La Liberté

un film de Guillaume Massart (2019)

vu le 25 février 2019 au Luminor

Parti pour réaliser un documentaire topographique sur la « prison ouverte » de Casabianda en Corse, Guillaume Massart s'est retrouvé à déconstruire l'image monstrueuse des coupables d'inceste, telle qu'elle règne dans l'inconscient collectif. La rudesse de la photographie cache un montage complexe et sourdement sidérant, qui parvient à commenter dans un même temps la condition carcérale et le concept de culpabilité.

Les longs témoignages des détenus, tout juste relancés par une occasionnelle remarque curieuse ou sceptique, mettent en évidence la précarisation subite engendrée par la prison. Cette déchéance sociale se double généralement d'une peine d'oppression mentale relative à la surveillance constante. À Casabianda cependant, où les détenus à faible risque d'évasion peuvent être transférés en fin de peine, la promiscuité laisse place à l'angoisse du monde commun et du libre-arbitre. Les extérieurs décloisonnés et les journées routinières sont propices à une introspection douloureuse, mais parfois aussi thérapeutique —plus, en tout cas, que la maigre demi-heure mensuelle de suivi psychologique judiciaire.

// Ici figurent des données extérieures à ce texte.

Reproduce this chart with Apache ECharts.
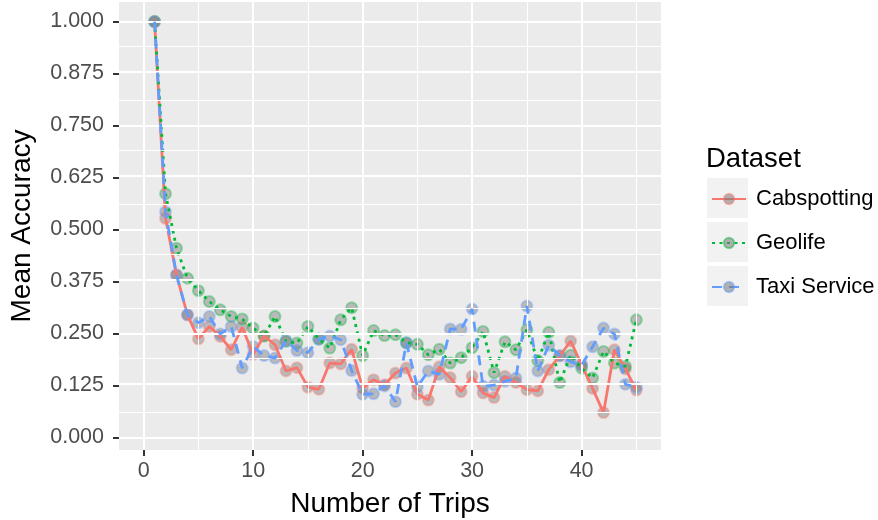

Ainsi la caméra capture-t-elle quelques dénis inquiétants, mais surtout de nombreux remords. Elle génère un espace de parole d'autant plus ouvert que les détenus échangent très peu entre eux. Les langues se délient en quête d'un pardon intérieur, forcément amer ; les mots révèlent leur ambivalence essentielle quand, d'une discussion à l'autre, ils étouffent la culpabilité sous une mascarade verbeuse, ou bien rationalisent et combattent un mal-être intime. Poursuivie dans des circonstances aussi adverses et passionnelles, la rédemption dépasse la simple abstraction éthique.